Tuesday, January 18, 2011

Painting China as the Borg

In the run-up to Chinese President Hu Jintao's state visit, the Economist offers some sobering thoughts:
”What so many Americans can't seem to accept, is that the Chinese mode of governance seems to be quite stable. There is no plausible threat to the political monopoly of the Chinese Communist Party. Eastern Europeans abandoned belief in Soviet Communism because its economic model was a pathetic shambles, and even so, it took decades to collapse. The Chinese economic model, meanwhile, is a productive powerhouse. As long as it maintains the confidence of its citizens, there's little reason to think that China's political system is going to change on any timescale subject to punditry.”

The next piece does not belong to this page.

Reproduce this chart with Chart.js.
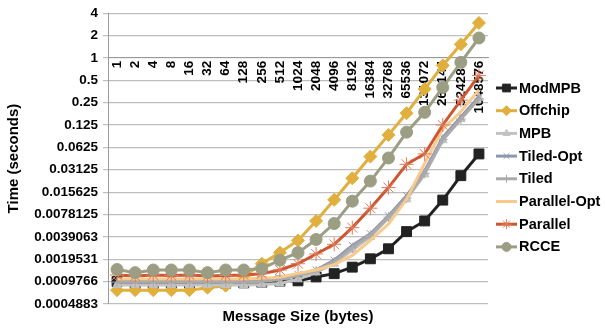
<!DOCTYPE html>
<html>
<head>
<meta charset="utf-8">
<script src="https://cdn.jsdelivr.net/npm/chart.js@4/dist/chart.umd.min.js"></script>
<style>
  html, body { margin: 0; padding: 0; background: #fff; }
</style>
</head>
<body>
<canvas id="timeChart" width="605" height="328"></canvas>
<script>
const messageSizes = ['1', '2', '4', '8', '16', '32', '64', '128', '256', '512', '1024', '2048', '4096',
    '8192', '16384', '32768', '65536', '131072', '262144', '524288', '1048576'];

const yTickValues = [4, 2, 1, 0.5, 0.25, 0.125, 0.0625, 0.03125, 0.015625, 0.0078125,
    0.00390625, 0.001953125, 0.0009765625, 0.00048828125];
const yTickLabels = ['4', '2', '1', '0.5', '0.25', '0.125', '0.0625', '0.03125', '0.015625', '0.0078125',
    '0.0039063', '0.0019531', '0.0009766', '0.0004883'];

const seriesNames = ['ModMPB', 'Offchip', 'MPB', 'Tiled-Opt', 'Tiled', 'Parallel-Opt', 'Parallel', 'RCCE'];

const modMPB = [0.00098, 0.00092, 0.00092, 0.00093, 0.00093, 0.00092, 0.00093, 0.00094, 0.00096, 0.00099, 0.00100,
    0.00113, 0.00125, 0.00153, 0.00198, 0.0027, 0.0046, 0.0064, 0.0122, 0.026, 0.051];
const offchip = [0.00075, 0.00075, 0.00075, 0.00075, 0.00075, 0.00081, 0.00086, 0.00115, 0.0017, 0.0024, 0.0035,
    0.0064, 0.0123, 0.024, 0.047, 0.092, 0.18, 0.38, 0.79, 1.52, 2.95];
const mpb = [0.00088, 0.00088, 0.00088, 0.00088, 0.00088, 0.00088, 0.00088, 0.00088, 0.00089, 0.00092, 0.00105,
    0.0013, 0.0017, 0.0026, 0.0039, 0.007, 0.0125, 0.027, 0.078, 0.15, 0.29];
const tiledOpt = [0.00100, 0.00100, 0.00100, 0.00100, 0.00100, 0.00100, 0.00100, 0.00100, 0.00102, 0.00108, 0.00122,
    0.0014, 0.0019, 0.0030, 0.0043, 0.0075, 0.014, 0.030, 0.085, 0.16, 0.30];
const tiled = [0.00096, 0.00096, 0.00096, 0.00096, 0.00096, 0.00096, 0.00096, 0.00096, 0.00098, 0.00104, 0.00118,
    0.00135, 0.0018, 0.0028, 0.0041, 0.0072, 0.013, 0.028, 0.08, 0.15, 0.28];
const parallelOpt = [0.00106, 0.00106, 0.00106, 0.00106, 0.00106, 0.00106, 0.00106, 0.00106, 0.00108, 0.00112, 0.00126,
    0.0014, 0.00165, 0.0022, 0.0035, 0.0058, 0.0125, 0.038, 0.11, 0.19, 0.37];
const parallel = [0.0012, 0.00116, 0.0012, 0.00118, 0.0012, 0.00116, 0.00118, 0.0012, 0.00125, 0.0014, 0.0017,
    0.0023, 0.0031, 0.0052, 0.0095, 0.018, 0.037, 0.051, 0.125, 0.27, 0.58];
const rcce = [0.00142, 0.00129, 0.0014, 0.0014, 0.0014, 0.00129, 0.0014, 0.0014, 0.00146, 0.0019, 0.0024,
    0.0036, 0.0059, 0.0118, 0.022, 0.045, 0.10, 0.185, 0.40, 0.87, 1.85];

const FONT = '"Liberation Sans", Arial, sans-serif';

// style per series: color, point style, radius on plot, radius in legend
const styles = [
    { data: modMPB, color: '#222222', point: 'rect', r: 7, lr: 5.5 },
    { data: offchip, color: '#E0AF3E', point: 'rectRot', r: 6.5, lr: 5 },
    { data: mpb, color: '#C2C2C2', point: 'triangle', r: 5, lr: 4 },
    { data: tiledOpt, color: '#9098AE', point: 'crossRot', r: 5, lr: 4 },
    { data: tiled, color: '#AAAAAA', point: 'cross', r: 5, lr: 4 },
    { data: parallelOpt, color: '#F8CA8B', point: false, r: 0, lr: 0 },
    { data: parallel, color: '#CD5530', point: 'star', r: 7, lr: 5, pointColor: '#E07A58' },
    { data: rcce, color: '#9B9E83', point: 'circle', r: 6, lr: 4.5 }
];

const datasets = styles.map((s, i) => ({
    label: seriesNames[i],
    data: s.data,
    borderColor: s.color,
    backgroundColor: s.color,
    borderWidth: 3,
    pointStyle: s.point,
    pointRadius: s.r,
    pointHoverRadius: s.r,
    pointBackgroundColor: s.pointColor || s.color,
    pointBorderColor: s.pointColor || s.color,
    pointBorderWidth: 1,
    tension: 0,
    fill: false,
    order: styles.length - 1 - i
}));

// legend with a short line and marker, like the spreadsheet one
const lineLegend = {
    id: 'lineLegend',
    afterDraw(chart) {
        const ctx = chart.ctx;
        const x0 = chart.chartArea.right + 8;
        ctx.save();
        chart.data.datasets.forEach((ds, i) => {
            const y = 88 + i * 22.7;
            ctx.strokeStyle = ds.borderColor;
            ctx.lineWidth = 3;
            ctx.beginPath();
            ctx.moveTo(x0, y);
            ctx.lineTo(x0 + 21, y);
            ctx.stroke();
            if (styles[i].point) {
                ctx.fillStyle = ds.pointBackgroundColor;
                ctx.strokeStyle = ds.pointBorderColor;
                ctx.lineWidth = 1;
                Chart.helpers.drawPoint(ctx, { pointStyle: styles[i].point, radius: styles[i].lr, rotation: 0, borderWidth: 1 }, x0 + 10.5, y);
            }
            ctx.fillStyle = '#000';
            ctx.font = 'bold 14.5px ' + FONT;
            ctx.textBaseline = 'middle';
            ctx.textAlign = 'left';
            ctx.fillText(ds.label, x0 + 23, y + 0.5);
        });
        ctx.restore();
    }
};

const tickFont = { family: FONT, size: 13.5, weight: 'bold' };
const titleFont = { family: FONT, size: 15, weight: 'bold' };

new Chart(document.getElementById('timeChart'), {
    type: 'line',
    data: { labels: messageSizes, datasets: datasets },
    plugins: [lineLegend],
    options: {
        responsive: false,
        animation: false,
        layout: { padding: { top: 10, right: 117, bottom: 0, left: 0 } },
        plugins: { legend: { display: false }, tooltip: { enabled: false } },
        scales: {
            x: {
                type: 'category',
                position: { y: 1 },
                offset: true,
                grid: { display: false, drawTicks: false },
                border: { display: true, color: '#9a9a9a', width: 1 },
                ticks: { autoSkip: false, minRotation: 90, maxRotation: 90, padding: 3, color: '#000', font: tickFont }
            },
            x2: {
                type: 'category',
                labels: messageSizes,
                position: 'bottom',
                grid: { display: false, drawTicks: false },
                border: { display: false },
                ticks: { display: false },
                title: { display: true, text: 'Message Size (bytes)', color: '#000', font: titleFont, padding: { top: 4, bottom: 2 } }
            },
            y: {
                type: 'logarithmic',
                min: yTickValues[yTickValues.length - 1],
                max: yTickValues[0],
                afterBuildTicks: (scale) => { scale.ticks = yTickValues.map(v => ({ value: v })); },
                afterFit: (scale) => { scale.width = 108; },
                grid: { color: '#BEBEBE', lineWidth: 1.2, tickLength: 5 },
                border: { display: true, color: '#9a9a9a', width: 1 },
                ticks: {
                    autoSkip: false,
                    padding: 5,
                    color: '#000',
                    font: tickFont,
                    callback: (v) => yTickLabels[yTickValues.indexOf(v)]
                },
                title: { display: true, text: 'Time (seconds)', color: '#000', font: titleFont, padding: { top: 5, bottom: 0 } }
            }
        }
    }
});
</script>
</body>
</html>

“... It's by no means clear that the United States or any other welfare-state capitalist liberal democracy is the goal. It's not clear where we're heading, and we should keep our wits about us and adapt; we can be left behind, just as others were before us.”
These points are well taken and worth pondering. It is true that in recent decades, China has been as disciplined, unremitting and seemingly unstoppable as the cybernetic Borg of Star Trek. There’s no denying its economic prowess. Yet, the West painted Japan and its vaunted “business is war” ethic in much the same way during the 1980s. But the “Rising Sun” overreached and ultimately sputtered.

I suspect we are similarly misreading China and its potential. Though mighty, its economic foundation rests on an unexploded political bomb. Unless it grants fundamental freedom to its peoples, an implosion seems all but inevitable at some future point. Moving toward democracy remains anathema to China’s communist Mandarins. But, as the Borg would say, resistance is futile.